I shall not weary the House by going into more detail. I hope that noble Lords are aware of the care with which we are implementing the non-suspensive appeal process. We shall bear in mind the point made about whether there is a risk in some countries and be prudential in our approach. I shall not embarrass the House again by expressing my regrets about the advisory committee. We shall make vigorous progress in the timetable I have indicated. I hope that the House will recognise that we are approaching these matters with prudence while, at the same time, recognising that we face a serious challenge. This is a part of the process of meeting that challenge.

Lord Dholakia

My Lords, I thank the Minister. I apologise for the length of my contribution to the debate.

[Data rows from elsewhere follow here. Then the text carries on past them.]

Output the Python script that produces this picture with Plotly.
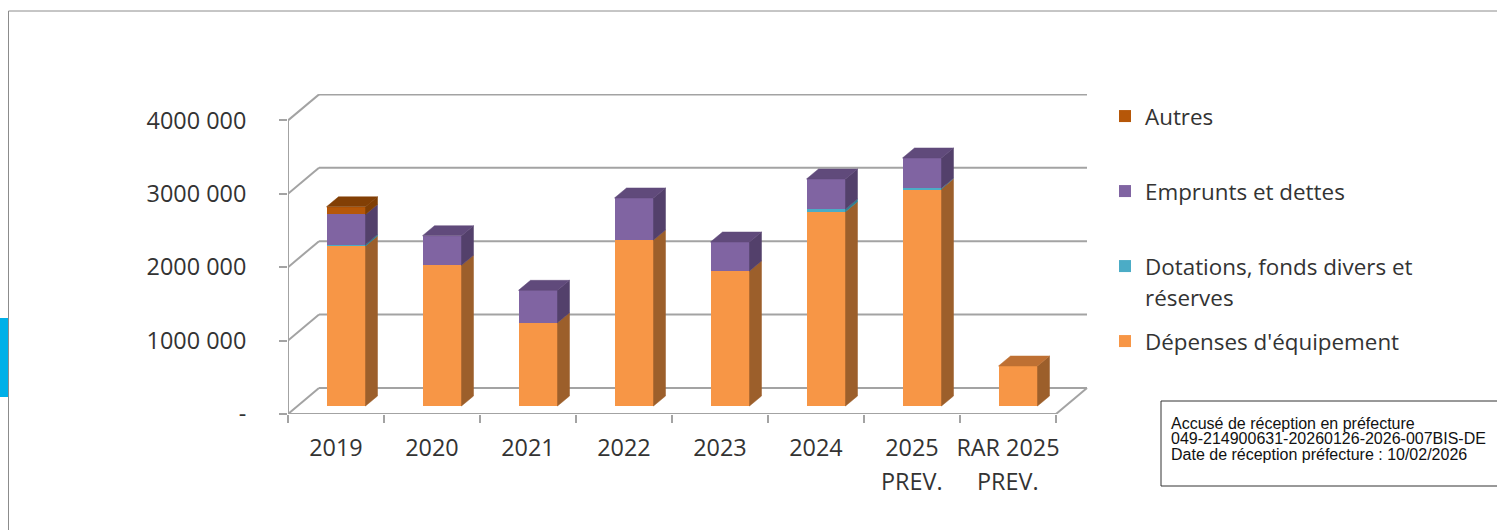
import plotly.graph_objects as go

W, H = 1497, 530

categories = ["2019", "2020", "2021", "2022", "2023", "2024", "2025", "RAR 2025"]
second_line = ["", "", "", "", "", "", "PREV.", "PREV."]

depenses = [2180000, 1917000, 1135000, 2262000, 1840000, 2647000, 2956000, 545000]
dotations = [20000, 0, 0, 0, 0, 36000, 10000, 0]
emprunts = [410000, 403000, 441000, 572000, 394000, 410000, 413000, 0]
autres = [104000, 0, 0, 0, 0, 0, 0, 0]

y_ticks = [0, 1000000, 2000000, 3000000, 4000000]
y_labels = ["-", "1000 000", "2000 000", "3000 000", "4000 000"]

names = ["Dépenses d'équipement", "Dotations, fonds divers et", "Emprunts et dettes", "Autres"]
front = ["#F79646", "#4BACC6", "#8064A2", "#B65708"]
side = ["#9C5F2B", "#2F7E91", "#53406B", "#7F3E04"]
top = ["#BE7033", "#3A8FA5", "#604A7B", "#823F05"]
legend_ids = ["legend4", "legend3", "legend2", "legend"]
legend_y_px = [320, 245, 170, 95]
legend_extra = "réserves"

receipt = ["Accusé de réception en préfecture",
           "049-214900631-20260126-2026-007BIS-DE",
           "Date de réception préfecture : 10/02/2026"]

FONT = "Open Sans"
FS = 23.4
FS_LEG = 22.4
TXT = "#333333"
GRID = "#a3a3a3"

# plot box in pixels
PX_L, PX_R, PX_T, PX_B = 288, 1088, 94, 414
PX_CAT = 96.0
PX_M = 73.4 / 1e6
x_max = (PX_R - PX_L) / PX_CAT
y_max = (PX_B - PX_T) / PX_M

# depth vectors, axis units
wall_dx, wall_dy = 31 / PX_CAT, 26 / PX_M
bar_x0, bar_y0 = 10 / PX_CAT, 8 / PX_M
bar_w = 39 / PX_CAT
face_dx, face_dy = 12 / PX_CAT, 10 / PX_M

series = [depenses, dotations, emprunts, autres]
fig = go.Figure()

cum = [bar_y0] * len(categories)
faces = []
for k, vals in enumerate(series):
    xs = [i + 0.5 + bar_x0 for i in range(len(categories))]
    fig.add_trace(go.Bar(x=xs, y=vals, base=list(cum), width=bar_w, name=names[k],
                         marker=dict(color=front[k], line=dict(width=0)),
                         legend=legend_ids[k], showlegend=True))
    for i, v in enumerate(vals):
        if v <= 0:
            continue
        r = xs[i] + bar_w / 2
        b, t = cum[i], cum[i] + v
        faces.append(([r, r + face_dx, r + face_dx, r, r],
                      [b, b + face_dy, t + face_dy, t, b], side[k]))
    cum = [c + v for c, v in zip(cum, vals)]

# top faces: colour of the highest non-empty series
for i in range(len(categories)):
    k = max(j for j in range(4) if series[j][i] > 0)
    xc = i + 0.5 + bar_x0
    l, r, t = xc - bar_w / 2, xc + bar_w / 2, cum[i]
    faces.append(([l, r, r + face_dx, l + face_dx, l],
                  [t, t, t + face_dy, t + face_dy, t], top[k]))

for xs, ys, col in faces:
    fig.add_trace(go.Scatter(x=xs, y=ys, mode="lines", fill="toself", fillcolor=col,
                             line=dict(width=0.5, color=col), showlegend=False, hoverinfo="skip"))

# walls and floor
n = len(categories)
shapes = []
line = dict(color=GRID, width=2)
for v in y_ticks:
    shapes.append(dict(type="line", xref="x", yref="y", layer="below", x0=0, y0=v,
                       x1=wall_dx, y1=v + wall_dy, line=line))
    shapes.append(dict(type="line", xref="x", yref="y", layer="below", x0=wall_dx, y0=v + wall_dy,
                       x1=n + wall_dx, y1=v + wall_dy, line=line))
shapes.append(dict(type="line", xref="x", yref="y", layer="below", x0=n, y0=0,
                   x1=n + wall_dx, y1=wall_dy, line=line))
shapes.append(dict(type="line", xref="x", yref="y", layer="below", x0=0, y0=0, x1=n, y1=0, line=line))
shapes.append(dict(type="line", xref="x", yref="y", layer="below", x0=0, y0=0, x1=0, y1=y_ticks[-1], line=line))

# page frame, blue tab, receipt box
def px(v): return v / W
def py(v): return 1 - v / H

shapes += [
    dict(type="line", xref="paper", yref="paper", x0=px(8.5), x1=px(8.5), y0=py(11), y1=py(530),
         line=dict(color="#8c8c8c", width=1)),
    dict(type="line", xref="paper", yref="paper", x0=px(8.5), x1=1, y0=py(11), y1=py(11),
         line=dict(color="#8c8c8c", width=1)),
    dict(type="rect", xref="paper", yref="paper", x0=0, x1=px(8), y0=py(397), y1=py(318),
         fillcolor="#00B0E8", line=dict(width=0)),
    dict(type="rect", xref="paper", yref="paper", x0=px(1161), x1=px(1500), y0=py(486), y1=py(401),
         fillcolor="#ffffff", line=dict(color="#333333", width=1)),
]

annotations = []
for i, t in enumerate(second_line):
    if t:
        annotations.append(dict(x=i + 0.5, y=py(481), xref="x", yref="paper", text=t, showarrow=False,
                                font=dict(family=FONT, size=FS, color=TXT), xanchor="center", yanchor="middle"))
annotations.append(dict(x=px(1143), y=py(297), xref="paper", yref="paper", text=legend_extra, showarrow=False,
                        font=dict(family=FONT, size=FS_LEG, color=TXT), xanchor="left", yanchor="middle"))
for j, t in enumerate(receipt):
    annotations.append(dict(x=px(1169), y=py(423 + j * 15.6), xref="paper", yref="paper", text=t, showarrow=False,
                            font=dict(family="Liberation Sans", size=16, color="#111111"),
                            xanchor="left", yanchor="middle"))

layout_legends = {}
for lid, lpx in zip(legend_ids, legend_y_px):
    layout_legends[lid] = dict(x=px(1105), y=py(lpx), xanchor="left", yanchor="top",
                               bgcolor="rgba(0,0,0,0)", borderwidth=0,
                               font=dict(family=FONT, size=FS_LEG, color=TXT))

fig.update_layout(
    width=W, height=H, autosize=False,
    margin=dict(l=0, r=0, t=0, b=0, autoexpand=False),
    paper_bgcolor="white", plot_bgcolor="rgba(0,0,0,0)",
    barmode="overlay", bargap=0,
    shapes=shapes, annotations=annotations,
    xaxis=dict(domain=[px(PX_L), px(PX_R)], range=[0, x_max], showgrid=False, zeroline=False,
               showline=False, tickmode="array",
               tickvals=[i + 0.5 for i in range(n)], ticktext=categories,
               ticks="", ticklabelstandoff=18,
               tickfont=dict(family=FONT, size=FS, color=TXT),
               minor=dict(tickmode="array", tickvals=list(range(n + 1)), ticks="outside",
                          ticklen=8, tickwidth=1.5, tickcolor=GRID, showgrid=False)),
    yaxis=dict(domain=[py(PX_B), py(PX_T)], range=[0, y_max], showgrid=False, zeroline=False,
               showline=False,
               tickmode="array", tickvals=y_ticks, ticktext=y_labels,
               ticks="outside", ticklen=8, tickwidth=1.5, tickcolor=GRID, ticklabelstandoff=28,
               tickfont=dict(family=FONT, size=FS, color=TXT)),
    **layout_legends,
)

fig.write_html("out.html", config={"displayModeBar": False},
               default_width="1497px", default_height="530px",
               post_script="document.body.style.margin='0';document.documentElement.style.overflow='hidden';")
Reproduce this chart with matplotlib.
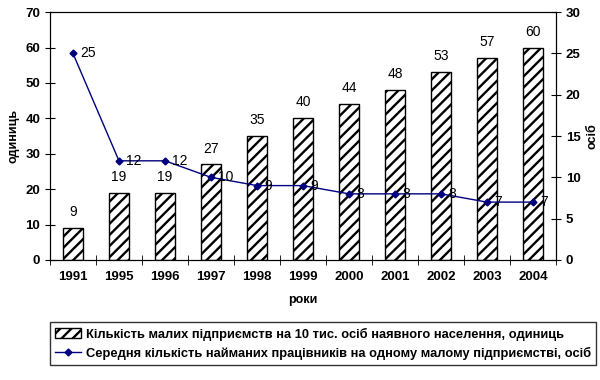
import matplotlib.pyplot as plt
import numpy as np

plt.rcParams['font.family'] = ['Liberation Sans', 'DejaVu Sans']
plt.rcParams['hatch.linewidth'] = 1.7

years = ['1991', '1995', '1996', '1997', '1998', '1999', '2000', '2001', '2002', '2003', '2004']
enterprises = [9, 19, 19, 27, 35, 40, 44, 48, 53, 57, 60]
workers = [25, 12, 12, 10, 9, 9, 8, 8, 8, 7, 7]

bar_label = 'Кількість малих підприємств на 10 тис. осіб наявного населення, одиниць'
line_label = 'Середня кількість найманих працівників на одному малому підприємстві, осіб'

fig = plt.figure(figsize=(6, 3.8), dpi=100)
ax = fig.add_axes([0.0833, 0.316, 0.8434, 0.652])
ax2 = ax.twinx()

x = np.arange(len(years))
bars = ax.bar(x, enterprises, width=0.42, color='white', edgecolor='black',
              hatch='///', linewidth=1.0)
for xi, v in zip(x, enterprises):
    ax.text(xi, v + 2.5, str(v), ha='center', va='bottom', fontsize=10)

line, = ax2.plot(x, workers, color='#000080', marker='D', markersize=3.5, linewidth=1.0)
for xi, v in zip(x, workers):
    ax2.text(xi + 0.15, v, str(v), ha='left', va='center', fontsize=10)

ax.set_xlim(-0.5, len(years) - 0.5)
ax.set_ylim(0, 70)
ax.set_yticks(range(0, 71, 10))
ax2.set_ylim(0, 30)
ax2.set_yticks(range(0, 31, 5))
ax.set_xticks(x)
ax.set_xticklabels(years)
ax.set_xticks(np.arange(-0.5, len(years), 1), minor=True)
ax.tick_params(axis='x', which='major', length=0, pad=8)
ax.tick_params(axis='x', which='minor', direction='inout', length=7)
ax.tick_params(axis='y', direction='inout', length=7)
ax2.tick_params(axis='y', direction='inout', length=7)

for a in (ax, ax2):
    for lbl in a.get_xticklabels() + a.get_yticklabels():
        lbl.set_fontweight('bold')
        lbl.set_fontsize(9.5)

ax.set_xlabel('роки', fontsize=9, fontweight='bold', labelpad=8)
ax.set_ylabel('одиниць', fontsize=9, fontweight='bold', labelpad=4)
ax2.set_ylabel('осіб', fontsize=9, fontweight='bold', labelpad=4)

leg = fig.legend([bars, line], [bar_label, line_label], loc='lower left',
                 bbox_to_anchor=(0.072, 0.022), frameon=True, fancybox=False,
                 edgecolor='black', prop={'weight': 'bold', 'size': 9.3},
                 handlelength=2.0, handletextpad=0.4, borderpad=0.4, labelspacing=0.5)
leg.get_frame().set_linewidth(1.0)

fig.savefig('out.png', dpi=100)
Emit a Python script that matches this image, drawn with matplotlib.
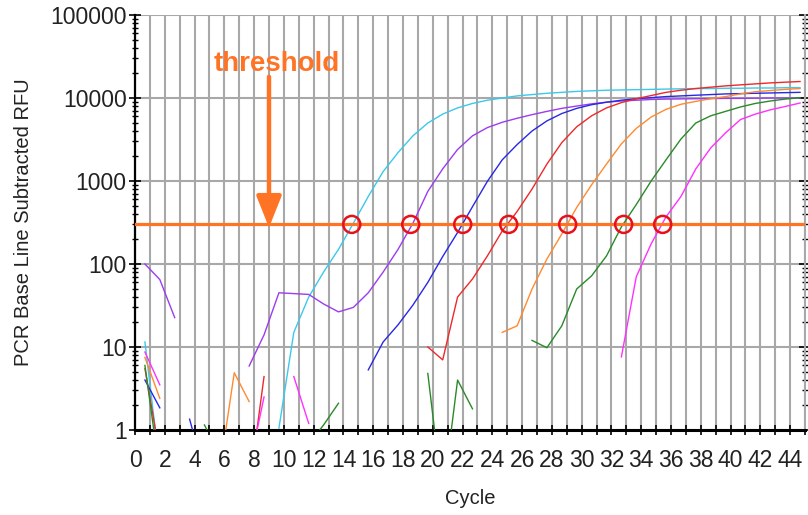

From time to time, the Minister and I may disagree, but that can never detract from his openness and honesty when dealing with this subject. I am satisfied by what he has said and I beg leave to withdraw the amendment.

Amendment, by leave, withdrawn.

On Question, Motion agreed to.

Lord Davies of Oldham

My Lords, I beg to move that the House do now adjourn during pleasure until 8.30 p.m.

Moved accordingly, and, on Question, Motion agreed to.